風邪に抗菌薬は効かない

国立国際医療研究センター病院の調査によれば、風邪症状があっても学校や職場を休みたいが休めないと答えた人は24%でした。2年前の39%から大幅に減っています。新型コロナウイルス感染症の流行で、体調が悪い場合には休むという意識が社会全体に広がってきました。風邪症状がある場合、学校や職場を休むと答えた人も、37%から51%に増えています。
抗菌薬は細菌に効きますが、風邪やインフルエンザの原因になるウイルスには効きません。しかし、国内では軽い風邪でも受診することが多く、風邪と他の細菌感染との区別が難しかったり、患者が薬を求めたりして、抗菌薬が処方されることが課題となってきています。抗菌薬を使うほど菌は耐性化しやすく、耐性菌の拡大が世界的な問題になっています。国内では、主な2種類の耐性菌だけで、年8千人が死亡しているとの推計もあります。

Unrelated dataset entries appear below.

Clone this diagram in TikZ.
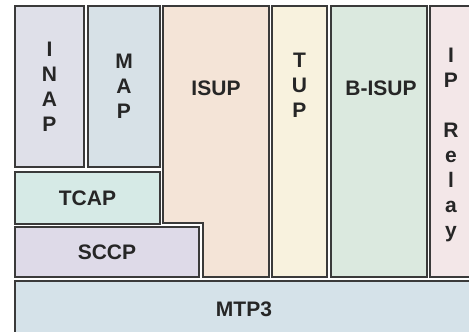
\documentclass[tikz,border=0pt]{standalone}
\usepackage{fontspec}
\setmainfont{Liberation Sans}
\definecolor{cINAP}{HTML}{DFE0E9}
\definecolor{cMAP}{HTML}{D7E1E7}
\definecolor{cISUP}{HTML}{F4E4D7}
\definecolor{cTUP}{HTML}{F8F2DE}
\definecolor{cBISUP}{HTML}{DBE9DF}
\definecolor{cIPR}{HTML}{F3E7E8}
\definecolor{cTCAP}{HTML}{D6EAE6}
\definecolor{cSCCP}{HTML}{DEDAE8}
\definecolor{cMTP}{HTML}{D5E2E9}
\definecolor{edge}{HTML}{3A3A3A}
\begin{document}
\begin{tikzpicture}[x=1pt,y=-1pt,
  layer/.style={draw=edge,line width=1.1pt},
  lbl/.style={font=\bfseries\fontsize{21}{25}\selectfont,text=black!85,align=center,inner sep=0pt}]
\useasboundingbox (0,0) rectangle (469,332);
\clip (0,0) rectangle (469,332);
\fill[white] (0,0) rectangle (469,332);
\path[layer,fill=cINAP] (15,6) rectangle (84,167);
\path[layer,fill=cMAP] (88,6) rectangle (160,167);
\path[layer,fill=cISUP] (163,6) -- (269,6) -- (269,277) -- (203,277) -- (203,223) -- (163,223) -- cycle;
\path[layer,fill=cTUP] (272,6) rectangle (327,277);
\path[layer,fill=cBISUP] (331,6) rectangle (427,277);
\path[layer,fill=cIPR] (430,6) rectangle (474,277);
\path[layer,fill=cTCAP] (15,172) rectangle (160,224);
\path[layer,fill=cSCCP] (15,227) rectangle (199,277);
\path[layer,fill=cMTP] (15,281) rectangle (474,340);
\node[lbl] (inap) at (49.5,87) {I\\N\\A\\P};
\node[lbl] (map) at (124,86) {M\\A\\P};
\node[lbl] (isup) at (216,88) {ISUP};
\node[lbl] (tup) at (299.5,85) {T\\U\\P};
\node[lbl] (bisup) at (381,88) {B-ISUP};
\node[lbl,anchor=north] (iprelay) at (451,48) {I\\P\\\strut\\R\\e\\l\\a\\y};
\node[lbl] (tcap) at (87.5,198) {TCAP};
\node[lbl] (sccp) at (107,252) {SCCP};
\node[lbl] (mtp) at (244,309) {MTP3};
\end{tikzpicture}
\end{document}
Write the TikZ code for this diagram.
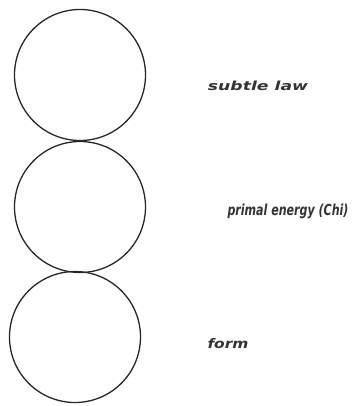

今回の調査では、抗菌薬はウイルスをやっつけるかという質問に、あてはまらないと正解したのは18%に過ぎません。抗菌薬は風邪にきかないと正解したのも、25%にとどまっています。特に若い世代で、抗菌薬が風邪に効くと思い込んでいる人が多くみられます。欧州28カ国の調査では、抗菌薬が風邪に効くかという問いの正答率は66%でした。国別では、スウェーデンが85%、フランス、イギリスが78%、イタリアが70%です。正答率が最も低かったポルトガルは37%で、日本の25%より高い水準でした。